What this task involves => Reproduce exactly the run of lines from the one containing "Give me the TikZ source for this diagram." through the one containing "anchor=north] (t6) at". Pictures do not belong in the copy.

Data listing
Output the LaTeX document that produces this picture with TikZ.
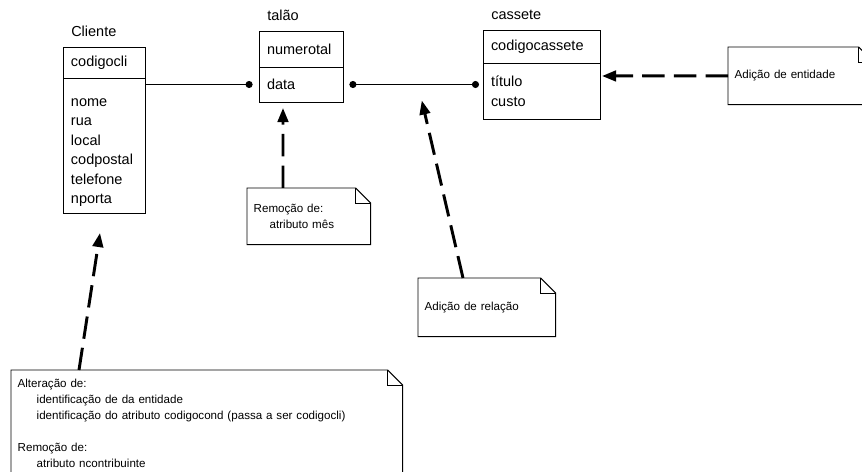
\documentclass[tikz,border=0pt]{standalone}
\usepackage{fontspec}
\setmainfont{Liberation Sans}
\usetikzlibrary{positioning,calc,arrows.meta}

\newcommand\notefold{0.375cm}
% note outline with the top right corner folded down
\newcommand\drawnote[1]{%
  \draw[noteline] (#1.north west) -- ([xshift=-\notefold]#1.north east)
    -- ([yshift=-\notefold]#1.north east) -- (#1.south east)
    -- (#1.south west) -- cycle;
  \draw[noteline] ([xshift=-\notefold]#1.north east) |- ([yshift=-\notefold]#1.north east);}

\tikzset{
  title/.style={inner xsep=0.2cm, inner ysep=0pt, text depth=0pt, font=\fontsize{10.3}{13.7}\selectfont},
  compartment/.style={draw, line width=0.7pt, outer sep=0pt, align=left, inner xsep=0.2cm, font=\fontsize{10.3}{13.9}\selectfont},
  note/.style={anchor=north west, align=left, inner xsep=0.16cm, font=\fontsize{8.25}{11.6}\selectfont},
  noteline/.style={line width=0.7pt},
  assoc/.style={line width=0.7pt},
  change/.style={line width=2.1pt, dash pattern=on 16pt off 6.5pt, -{Triangle[length=10pt,width=7.5pt]}},
}

\begin{document}
\begin{tikzpicture}
  \useasboundingbox (0,0) rectangle (21.55,11.8);

  % Entities
  \node[compartment, anchor=north west, text width=1.65cm, minimum height=0.775cm] (cli-key) at (1.575,10.625) {codigocli};
  \node[compartment, below=0pt of cli-key, text width=1.65cm, minimum height=3.375cm] (cli-attr) {\rule{0pt}{0.55cm}nome\\rua\\local\\codpostal\\telefone\\nporta};
  \node[title, above right=0.25cm and 0cm of cli-key.north west] (cli-name) {Cliente};

  \node[compartment, anchor=north west, text width=1.7cm, minimum height=0.9cm] (tal-key) at (6.475,11.025) {numerotal};
  \node[compartment, below=0pt of tal-key, text width=1.7cm, minimum height=0.875cm] (tal-data) {data};
  \node[title, above right=0.25cm and 0cm of tal-key.north west] (tal-name) {talão};

  \node[compartment, anchor=north west, text width=2.525cm, minimum height=0.825cm] (cas-key) at (12.075,11.05) {codigocassete};
  \node[compartment, below=0pt of cas-key, text width=2.525cm, minimum height=1.4cm] (cas-attr) {título\\custo};
  \node[title, above right=0.25cm and 0cm of cas-key.north west] (cas-name) {cassete};

  % Relationships
  \coordinate (dot-a) at ($(tal-data.west)+(-0.16,0)$);
  \coordinate (dot-b) at ($(tal-data.east)+(0.16,0)$);
  \coordinate (dot-c) at ($(cas-attr.west |- dot-b)+(-0.1,0)$);
  \draw[assoc, -{Circle[length=5pt]}] (cli-attr.east |- dot-a) -- (dot-a);
  \draw[assoc, {Circle[length=5pt]}-{Circle[length=5pt]}] (dot-b) -- (dot-c);

  % Notes
  \node[note, text width=9.455cm, minimum height=2.65cm] (alt-note) at (0.275,2.55)
    {Alteração de:\\\hspace*{0.475cm}identificação de da entidade\\\hspace*{0.475cm}identificação do atributo codigocond (passa a ser codigocli)\\[0.375cm]Remoção de:\\\hspace*{0.475cm}atributo ncontribuinte};
  \node[note, text width=2.755cm, minimum height=1.4cm] (rem-note) at (6.175,7.1) {Remoção de:\\\hspace*{0.4cm}atributo mês};
  \node[note, text width=3.105cm, minimum height=1.45cm] (rel-note) at (10.45,4.85) {Adição de relação};
  \node[note, text width=3.305cm, minimum height=1.425cm] (ent-note) at (18.2,10.625) {Adição de entidade};
  \drawnote{alt-note}
  \drawnote{rem-note}
  \drawnote{rel-note}
  \drawnote{ent-note}

  % Arrows from the notes
  \coordinate (cli-tip) at ($(cli-attr.south)+(-0.1,-0.5)$);
  \coordinate (tal-tip) at ($(tal-data.south)+(-0.45,-0.15)$);
  \coordinate (rel-tip) at ($(dot-b)+(1.81,-0.4)$);
  \coordinate (cas-tip) at ($(cas-attr.east)+(0.05,0.375)$);
  \draw[change] ($(alt-note.north west)+(1.7,0)$) -- (cli-tip);
  \draw[change] ($(rem-note.north west)+(0.9,0)$) -- (tal-tip);
  \draw[change] ($(rel-note.north west)+(1.125,0)$) -- (rel-tip);
  \draw[change] (ent-note.west) -- (cas-tip);
\end{tikzpicture}
\end{document}
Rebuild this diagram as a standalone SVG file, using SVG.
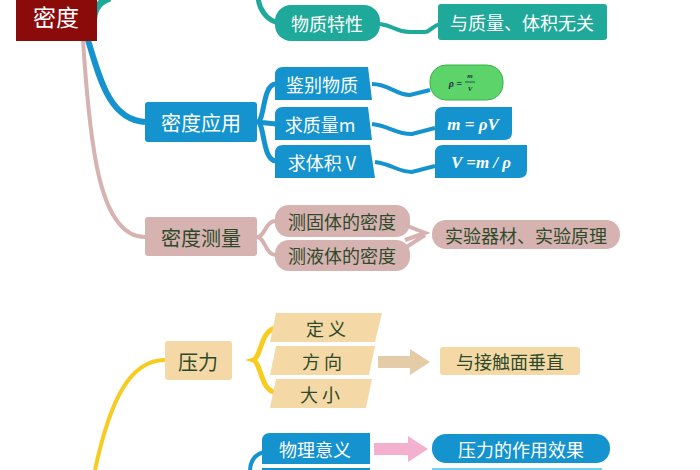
<svg xmlns="http://www.w3.org/2000/svg" width="700" height="470" viewBox="0 0 700 470">
<style>
text{font-family:"Noto Sans CJK SC","Liberation Sans",sans-serif;font-size:18px;text-anchor:middle;dominant-baseline:central}
.w{fill:#fff}.g{fill:#2e4a2a}.f{font-family:"Liberation Serif",serif;font-style:italic;font-weight:bold}
.teal{fill:#1fa99a}.blue{fill:#1493cf}.pink{fill:#d6b2b0}.tan{fill:#f4d9a6}
</style>
<rect width="700" height="470" fill="#fff"/>
<g id="connectors" fill="none">
<path d="M92 30 C95 20 90 5 110 -2" stroke="#1fa99a" stroke-width="7"/>
<path d="M258 -5 C258 10 268 20 276 22" stroke="#1fa99a" stroke-width="5"/>
<path d="M380 24 C395 26 395 32 410 32 L425 32 C430 32 432 26 440 24" stroke="#1fa99a" stroke-width="4"/>
<path d="M88 40 C100 80 110 120 145 122" stroke="#1493cf" stroke-width="6"/>
<path d="M83 40 C90 150 100 237 145 237" stroke="#d6b2b0" stroke-width="4"/>
<path d="M276 84 C262 84 265 122 257 122 C265 122 262 161 276 161 M257 122 L276 124" stroke="#1493cf" stroke-width="5"/>
<path d="M372 84 C390 84 395 95 410 95 L430 90 M372 124 C390 126 395 134 412 134 L435 128 M375 162 C392 164 398 172 412 172 L435 166" stroke="#1493cf" stroke-width="4"/>
<path d="M276 221 C265 221 265 237 257 237 C265 237 265 255 276 255" stroke="#d6b2b0" stroke-width="4"/>
<path d="M405 225 L425 233 L405 240 M405 248 L425 235" stroke="#d6b2b0" stroke-width="4"/>
<path d="M165 360 C130 360 110 400 95 470" stroke="#f5cc1f" stroke-width="4"/>
<path d="M278 328 C260 328 262 357 253 360 C262 363 260 393 278 393" stroke="#f5cc1f" stroke-width="5"/>
<path d="M264 452 C252 455 250 465 250 472" stroke="#1493cf" stroke-width="4"/>
<polygon points="378,356 410,356 410,349 430,362 410,375 410,368 378,368" fill="#e5cca8"/>
<polygon points="374,443 408,443 408,436 428,449 408,462 408,455 374,455" fill="#f4b1cf"/>
</g>
<g id="midu"><rect x="16" y="-4" width="81" height="45" fill="#8b0a0a"/><text x="56" y="16" class="w" style="font-size:23px">密度</text></g>
<g id="top1"><rect x="275" y="-20" width="95" height="20" rx="10" class="teal"/><rect x="440" y="-20" width="85" height="20" class="teal"/></g>
<g id="wuzhi"><rect x="275" y="5" width="105" height="36" rx="16" class="teal"/><text x="327" y="23" class="w">物质特性</text></g>
<g id="wuguan"><rect x="438" y="4" width="169" height="36" rx="3" class="teal"/><text x="522" y="22" class="w">与质量、体积无关</text></g>
<g id="yingyong"><rect x="145" y="102" width="112" height="40" rx="3" class="blue"/><text x="201" y="122" class="w" style="font-size:20px">密度应用</text></g>
<g id="jianbie"><path d="M275 75 Q275 67 283 67 L368 67 L372 100 L275 100Z" class="blue"/><text x="322" y="84" class="w">鉴别物质</text></g>
<g id="zhiliang"><path d="M275 115 Q275 107 283 107 L368 107 L372 140 L275 140Z" class="blue"/><text x="320" y="124" class="w">求质量m</text></g>
<g id="tiji"><path d="M275 153 Q275 145 283 145 L370 145 L375 178 L275 178Z" class="blue"/><text x="322" y="162" class="w">求体积 V</text></g>
<g id="rho"><rect x="430" y="65" width="73" height="35" rx="16" fill="#5dd46a" stroke="#3bb24c"/><text x="462" y="83" class="f" style="font-size:10px;text-anchor:end" fill="#234">ρ =</text><text x="470" y="76" class="f" style="font-size:7px" fill="#234">m</text><line x1="465" y1="82" x2="475" y2="82" stroke="#234" stroke-width="0.8"/><text x="470" y="89" class="f" style="font-size:7px" fill="#234">V</text></g>
<g id="m"><path d="M435 115 Q435 107 443 107 L512 107 L512 132 Q512 140 504 140 L435 140Z" class="blue"/><text x="473" y="124" class="w f" style="font-size:17px">m = ρV</text></g>
<g id="v"><path d="M435 153 Q435 145 443 145 L527 145 L527 170 Q527 178 519 178 L435 178Z" class="blue"/><text x="481" y="162" class="w f" style="font-size:17px">V =m / ρ</text></g>
<g id="celiang"><rect x="145" y="217" width="112" height="39" rx="3" class="pink"/><text x="201" y="237" class="g" style="font-size:20px">密度测量</text></g>
<g id="guti"><rect x="275" y="205" width="135" height="32" rx="14" class="pink"/><text x="342" y="221" class="g">测固体的密度</text></g>
<g id="yeti"><rect x="275" y="240" width="135" height="31" rx="14" class="pink"/><text x="342" y="255" class="g">测液体的密度</text></g>
<g id="shiyan"><rect x="432" y="220" width="188" height="29" rx="14" class="pink"/><text x="526" y="235" class="g">实验器材、实验原理</text></g>
<g id="yali"><rect x="165" y="341" width="67" height="39" rx="3" class="tan"/><text x="198" y="361" class="g" style="font-size:20px">压力</text></g>
<g id="dingyi"><polygon points="276,313 382,313 375,342 270,342" class="tan"/><text x="326" y="328" class="g">定  义</text></g>
<g id="fangxiang"><polygon points="276,346 375,346 369,375 270,375" class="tan"/><text x="322" y="361" class="g">方  向</text></g>
<g id="daxiao"><polygon points="276,379 372,379 366,408 270,408" class="tan"/><text x="320" y="394" class="g">大  小</text></g>
<g id="chuizhi"><rect x="440" y="347" width="140" height="28" rx="3" class="tan"/><text x="510" y="361" class="g">与接触面垂直</text></g>
<g id="yiyi"><path d="M262 441 Q262 433 270 433 L370 433 L370 464 L262 464Z" class="blue"/><text x="315" y="449" class="w">物理意义</text></g>
<g id="xiaoguo"><rect x="432" y="434" width="178" height="29" rx="14" class="blue"/><text x="521" y="449" class="w">压力的作用效果</text></g>
<g id="bottom"><rect x="262" y="468" width="108" height="10" class="blue"/><rect x="432" y="468" width="170" height="10" fill="#6fd3ee"/></g>
</svg>
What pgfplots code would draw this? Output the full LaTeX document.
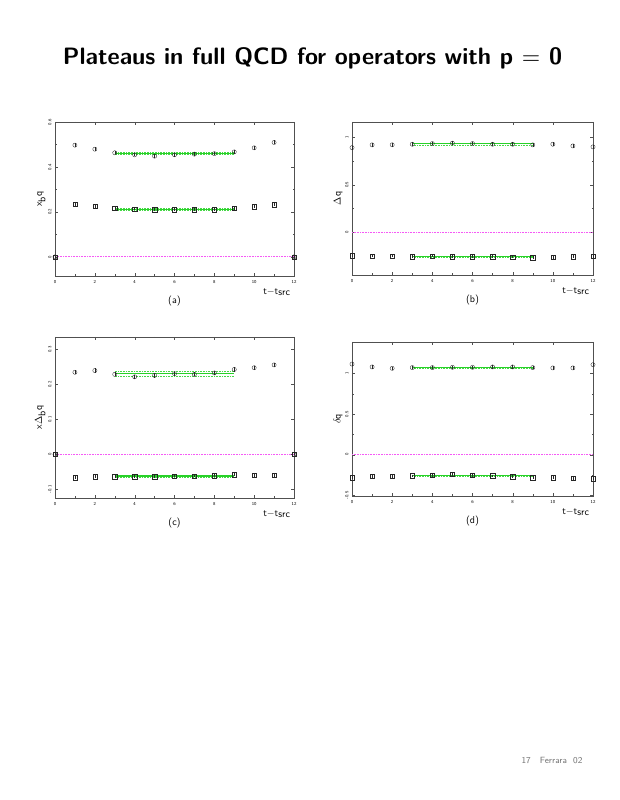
\documentclass[border=0pt]{standalone}
\usepackage{pgfplots}
\pgfplotsset{compat=1.18}
\usepackage{graphicx}
\definecolor{fitgreen}{RGB}{40,210,40}
\definecolor{bandgreen}{RGB}{70,215,70}
\definecolor{zeropink}{RGB}{245,90,245}
\definecolor{framecol}{RGB}{80,80,80}
\pgfplotsset{
  panel/.style={
    scale only axis, anchor=south west,
    xmin=0, xmax=12, xtick={0,2,...,12}, minor x tick num=1, minor y tick num=1,
    tick align=inside, major tick length=3pt, minor tick length=1.5pt,
    tick style={framecol, line width=0.3pt},
    axis line style={framecol, line width=0.5pt},
    tick label style={font=\sffamily\fontsize{4.5}{5}\selectfont},
    /pgf/number format/assume math mode=true,
    yticklabel style={rotate=90, anchor=south},
    xticklabel style={yshift=-1pt},
    xlabel style={at={(rel axis cs:1,0)}, anchor=north east, yshift=-9pt, font=\sffamily\fontsize{10}{12}\selectfont},
    ylabel style={font=\sffamily\fontsize{10}{12}\selectfont, yshift=-4pt},
    title style={at={(rel axis cs:0.5,0)}, anchor=north, yshift=-22pt, font=\sffamily\fontsize{10}{12}\selectfont},
    xlabel={t$-$t$_{\textsf{src}}$},
    clip=false,
  },
  pts/.style={only marks, color=black!85, line width=0.35pt, mark size=2.1pt,
    error bars/y dir=both, error bars/y explicit, error bars/error mark=none,
    error bars/error bar style={color=black!85, line width=0.35pt, solid}},
  circ/.style={pts, mark=o},
  sq/.style={pts, mark=square},
  fit/.style={color=fitgreen, solid, line width=1.1pt, mark=none},
  band/.style={color=bandgreen, line cap=butt, dash pattern=on 0.8pt off 0.8pt, line width=0.5pt, mark=none},
  zero/.style={color=zeropink, line cap=butt, dash pattern=on 0.8pt off 0.8pt, line width=0.9pt, mark=none},
}
\begin{document}
\begin{tikzpicture}
\useasboundingbox (0pt,0pt) rectangle (619pt,800pt);
\node at (312.5pt,742pt) {\resizebox{499pt}{!}{\sffamily\bfseries Plateaus in full QCD for operators with p $=$ 0}};

% (a)
\begin{axis}[panel, at={(55pt,524pt)}, width=239pt, height=154pt,
  ymin=-0.085, ymax=0.6, ytick={0,0.2,0.4,0.6},
  ylabel={x$_{\textsf{b}}$q}, title={(a)}]
\addplot[zero] coordinates {(0,0) (12,0)};
\addplot[band] coordinates {(3,0.465) (9,0.465)};
\addplot[band] coordinates {(3,0.455) (9,0.455)};
\addplot[fit] coordinates {(3,0.46) (9,0.46)};
\addplot[band] coordinates {(3,0.216) (9,0.216)};
\addplot[band] coordinates {(3,0.208) (9,0.208)};
\addplot[fit] coordinates {(3,0.212) (9,0.212)};
\addplot[circ] coordinates {(0,0)+-(0,0.004) (1,0.497)+-(0,0.008) (2,0.479)+-(0,0.008) (3,0.463)+-(0,0.007) (4,0.454)+-(0,0.007) (5,0.448)+-(0,0.008) (6,0.454)+-(0,0.008) (7,0.457)+-(0,0.008) (8,0.459)+-(0,0.008) (9,0.467)+-(0,0.008) (10,0.485)+-(0,0.009) (11,0.509)+-(0,0.009) (12,0)+-(0,0.004)};
\addplot[sq] coordinates {(0,0)+-(0,0.004) (1,0.233)+-(0,0.006) (2,0.225)+-(0,0.006) (3,0.216)+-(0,0.006) (4,0.213)+-(0,0.006) (5,0.21)+-(0,0.006) (6,0.21)+-(0,0.006) (7,0.21)+-(0,0.006) (8,0.21)+-(0,0.006) (9,0.215)+-(0,0.006) (10,0.223)+-(0,0.006) (11,0.232)+-(0,0.006) (12,0)+-(0,0.004)};
\end{axis}

% (b)
\begin{axis}[panel, at={(352pt,525pt)}, width=241pt, height=153pt,
  ymin=-0.45, ymax=1.16, ytick={0,0.5,1},
  ylabel={$\Delta$q}, title={(b)}]
\addplot[zero] coordinates {(0,0) (12,0)};
\addplot[band] coordinates {(3,0.941) (9,0.941)};
\addplot[band] coordinates {(3,0.919) (9,0.919)};
\addplot[fit] coordinates {(3,0.93) (9,0.93)};
\addplot[band] coordinates {(3,-0.249) (9,-0.249)};
\addplot[band] coordinates {(3,-0.265) (9,-0.265)};
\addplot[fit] coordinates {(3,-0.257) (9,-0.257)};
\addplot[circ] coordinates {(0,0.89)+-(0,0.02) (1,0.919)+-(0,0.02) (2,0.92)+-(0,0.02) (3,0.926)+-(0,0.02) (4,0.933)+-(0,0.02) (5,0.937)+-(0,0.02) (6,0.933)+-(0,0.02) (7,0.926)+-(0,0.02) (8,0.926)+-(0,0.02) (9,0.919)+-(0,0.02) (10,0.926)+-(0,0.02) (11,0.908)+-(0,0.02) (12,0.898)+-(0,0.02)};
\addplot[sq] coordinates {(0,-0.246)+-(0,0.015) (1,-0.25)+-(0,0.015) (2,-0.25)+-(0,0.015) (3,-0.257)+-(0,0.015) (4,-0.25)+-(0,0.015) (5,-0.257)+-(0,0.015) (6,-0.257)+-(0,0.015) (7,-0.257)+-(0,0.015) (8,-0.26)+-(0,0.015) (9,-0.267)+-(0,0.015) (10,-0.264)+-(0,0.015) (11,-0.257)+-(0,0.015) (12,-0.253)+-(0,0.015)};
\end{axis}

% (c)
\begin{axis}[panel, at={(55pt,302pt)}, width=239pt, height=161pt,
  ymin=-0.125, ymax=0.336, ytick={-0.1,0,0.1,0.2,0.3}, minor y tick num=0,
  ylabel={x$\Delta_{\textsf{b}}$q}, title={(c)}]
\addplot[zero] coordinates {(0,0) (12,0)};
\addplot[band] coordinates {(3,0.237) (9,0.237)};
\addplot[band] coordinates {(3,0.225) (9,0.225)};
\addplot[fit] coordinates {(3,0.231) (9,0.231)};
\addplot[band] coordinates {(3,-0.059) (9,-0.059)};
\addplot[band] coordinates {(3,-0.065) (9,-0.065)};
\addplot[fit] coordinates {(3,-0.062) (9,-0.062)};
\addplot[circ] coordinates {(0,0)+-(0,0.003) (1,0.235)+-(0,0.006) (2,0.24)+-(0,0.006) (3,0.229)+-(0,0.006) (4,0.222)+-(0,0.006) (5,0.226)+-(0,0.006) (6,0.231)+-(0,0.006) (7,0.229)+-(0,0.006) (8,0.233)+-(0,0.006) (9,0.243)+-(0,0.006) (10,0.248)+-(0,0.006) (11,0.256)+-(0,0.006) (12,0)+-(0,0.003)};
\addplot[sq] coordinates {(0,0)+-(0,0.003) (1,-0.067)+-(0,0.004) (2,-0.064)+-(0,0.004) (3,-0.064)+-(0,0.004) (4,-0.064)+-(0,0.004) (5,-0.064)+-(0,0.004) (6,-0.062)+-(0,0.004) (7,-0.062)+-(0,0.004) (8,-0.061)+-(0,0.004) (9,-0.058)+-(0,0.004) (10,-0.06)+-(0,0.004) (11,-0.06)+-(0,0.004) (12,0)+-(0,0.003)};
\end{axis}

% (d)
\begin{axis}[panel, at={(352pt,304pt)}, width=241pt, height=154pt,
  ymin=-0.51, ymax=1.39, ytick={-0.5,0,0.5,1},
  ylabel={$\delta$q}, title={(d)}]
\addplot[zero] coordinates {(0,0) (12,0)};
\addplot[band] coordinates {(3,1.083) (9,1.083)};
\addplot[band] coordinates {(3,1.065) (9,1.065)};
\addplot[fit] coordinates {(3,1.074) (9,1.074)};
\addplot[band] coordinates {(3,-0.251) (9,-0.251)};
\addplot[band] coordinates {(3,-0.269) (9,-0.269)};
\addplot[fit] coordinates {(3,-0.26) (9,-0.26)};
\addplot[circ] coordinates {(0,1.118)+-(0,0.02) (1,1.082)+-(0,0.02) (2,1.065)+-(0,0.02) (3,1.074)+-(0,0.02) (4,1.074)+-(0,0.02) (5,1.078)+-(0,0.02) (6,1.078)+-(0,0.02) (7,1.082)+-(0,0.02) (8,1.082)+-(0,0.02) (9,1.074)+-(0,0.02) (10,1.07)+-(0,0.02) (11,1.07)+-(0,0.02) (12,1.11)+-(0,0.02)};
\addplot[sq] coordinates {(0,-0.284)+-(0,0.015) (1,-0.268)+-(0,0.015) (2,-0.268)+-(0,0.015) (3,-0.26)+-(0,0.015) (4,-0.256)+-(0,0.015) (5,-0.243)+-(0,0.015) (6,-0.256)+-(0,0.015) (7,-0.26)+-(0,0.015) (8,-0.272)+-(0,0.015) (9,-0.284)+-(0,0.015) (10,-0.284)+-(0,0.015) (11,-0.292)+-(0,0.015) (12,-0.296)+-(0,0.015)};
\end{axis}

\node[anchor=east, text=black!55] at (586pt,40pt) {\sffamily\fontsize{9}{11}\selectfont 17\quad Ferrara\ \ 02};
\end{tikzpicture}
\end{document}
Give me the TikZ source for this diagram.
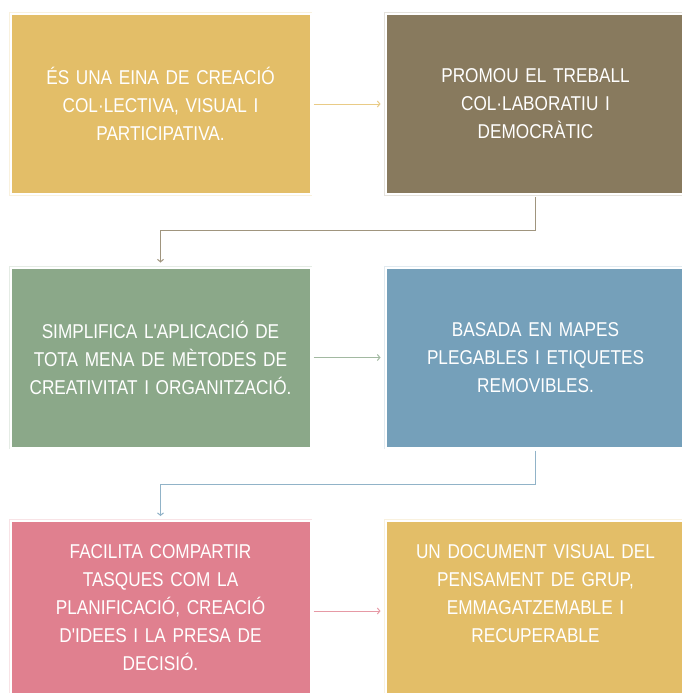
\documentclass[tikz,border=0pt]{standalone}
\usepackage{fontspec}
\newfontfamily\boxfont[FakeStretch=0.86,WordSpace=1.4]{Liberation Sans}
\usetikzlibrary{arrows.meta,positioning,calc}
\definecolor{gold}{HTML}{E3BE68}
\definecolor{umber}{HTML}{887A5E}
\definecolor{sage}{HTML}{8BA889}
\definecolor{steel}{HTML}{75A0BA}
\definecolor{rose}{HTML}{E0808F}
\tikzset{
	box/.style={
			fill=#1, draw=white, line width=2pt,
			preaction={draw=#1!22, line width=3.6pt},
			minimum width=300pt, minimum height=180pt,
			inner sep=0pt, outer sep=0pt
		},
	txt/.style={
			text=white, align=center,
			font=\boxfont\fontsize{20}{28}\selectfont
		},
	link/.style={
			draw=#1!80, line width=1pt,
			-{Straight Barb[length=2.5pt,width=6pt]},
			shorten <=3pt, shorten >=5pt
		}
}

\begin{document}
\begin{tikzpicture}[x=1pt,y=1pt]
			\useasboundingbox (0,0) rectangle (682,-693);
			\clip (0,0) rectangle (682,-693);

			% Boxes, two columns and three rows
			\node[box=gold] (b1) at (160.5,-104) {};
			\node[box=umber, right=75pt of b1] (b2) {};
			\node[box=sage, below=73.5pt of b1] (b3) {};
			\node[box=steel, right=75pt of b3] (b4) {};
			\node[box=rose, below=73.5pt of b3] (b5) {};
			\node[box=gold, right=75pt of b5] (b6) {};

			% Texts
			\node[txt] (t1) at (b1.center) {ÉS UNA EINA DE CREACIÓ\\COL·LECTIVA, VISUAL I\\PARTICIPATIVA.};
			\node[txt] (t2) at (b2.center) {PROMOU EL TREBALL\\COL·LABORATIU I\\DEMOCRÀTIC};
			\node[txt] (t3) at (b3.center) {SIMPLIFICA L'APLICACIÓ DE\\TOTA MENA DE MÈTODES DE\\CREATIVITAT I ORGANITZACIÓ.};
			\node[txt] (t4) at (b4.center) {BASADA EN MAPES\\PLEGABLES I ETIQUETES\\REMOVIBLES.};
			\node[txt] (t5) at ($(b5.center)+(0,3)$) {FACILITA COMPARTIR\\TASQUES COM LA\\PLANIFICACIÓ, CREACIÓ\\D'IDEES I LA PRESA DE\\DECISIÓ.};
			\node[txt, anchor=north] (t6) at (t5.north -| b6) {UN DOCUMENT VISUAL DEL\\PENSAMENT DE GRUP,\\EMMAGATZEMABLE I\\RECUPERABLE};

			% Elbow points between the rows
			\coordinate (k1) at ($(b2.south)!0.5!(b4.north)$);
			\coordinate (k2) at ($(b4.south)!0.5!(b6.north)$);

			% Connectors
			\draw[link=gold] (b1) -- (b2);
			\draw[link=umber] (b2.south) -- (k1) -| (b3.north);
			\draw[link=sage] (b3) -- (b4);
			\draw[link=steel] (b4.south) -- (k2) -| (b5.north);
			\draw[link=rose] (b5) -- (b6);
		\end{tikzpicture}
\end{document}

Solution to this task =>
Give me the TikZ source for this diagram.
\documentclass[tikz,border=0pt]{standalone}
\usepackage{fontspec}
\newfontfamily\boxfont[FakeStretch=0.86,WordSpace=1.4]{Liberation Sans}
\usetikzlibrary{arrows.meta,positioning,calc}
\definecolor{gold}{HTML}{E3BE68}
\definecolor{umber}{HTML}{887A5E}
\definecolor{sage}{HTML}{8BA889}
\definecolor{steel}{HTML}{75A0BA}
\definecolor{rose}{HTML}{E0808F}
\tikzset{
	box/.style={
			fill=#1, draw=white, line width=2pt,
			preaction={draw=#1!22, line width=3.6pt},
			minimum width=300pt, minimum height=180pt,
			inner sep=0pt, outer sep=0pt
		},
	txt/.style={
			text=white, align=center,
			font=\boxfont\fontsize{20}{28}\selectfont
		},
	link/.style={
			draw=#1!80, line width=1pt,
			-{Straight Barb[length=2.5pt,width=6pt]},
			shorten <=3pt, shorten >=5pt
		}
}

\begin{document}
\begin{tikzpicture}[x=1pt,y=1pt]
			\useasboundingbox (0,0) rectangle (682,-693);
			\clip (0,0) rectangle (682,-693);

			% Boxes, two columns and three rows
			\node[box=gold] (b1) at (160.5,-104) {};
			\node[box=umber, right=75pt of b1] (b2) {};
			\node[box=sage, below=73.5pt of b1] (b3) {};
			\node[box=steel, right=75pt of b3] (b4) {};
			\node[box=rose, below=73.5pt of b3] (b5) {};
			\node[box=gold, right=75pt of b5] (b6) {};

			% Texts
			\node[txt] (t1) at (b1.center) {ÉS UNA EINA DE CREACIÓ\\COL·LECTIVA, VISUAL I\\PARTICIPATIVA.};
			\node[txt] (t2) at (b2.center) {PROMOU EL TREBALL\\COL·LABORATIU I\\DEMOCRÀTIC};
			\node[txt] (t3) at (b3.center) {SIMPLIFICA L'APLICACIÓ DE\\TOTA MENA DE MÈTODES DE\\CREATIVITAT I ORGANITZACIÓ.};
			\node[txt] (t4) at (b4.center) {BASADA EN MAPES\\PLEGABLES I ETIQUETES\\REMOVIBLES.};
			\node[txt] (t5) at ($(b5.center)+(0,3)$) {FACILITA COMPARTIR\\TASQUES COM LA\\PLANIFICACIÓ, CREACIÓ\\D'IDEES I LA PRESA DE\\DECISIÓ.};
			\node[txt, anchor=north] (t6) at (t5.north -| b6) {UN DOCUMENT VISUAL DEL\\PENSAMENT DE GRUP,\\EMMAGATZEMABLE I\\RECUPERABLE};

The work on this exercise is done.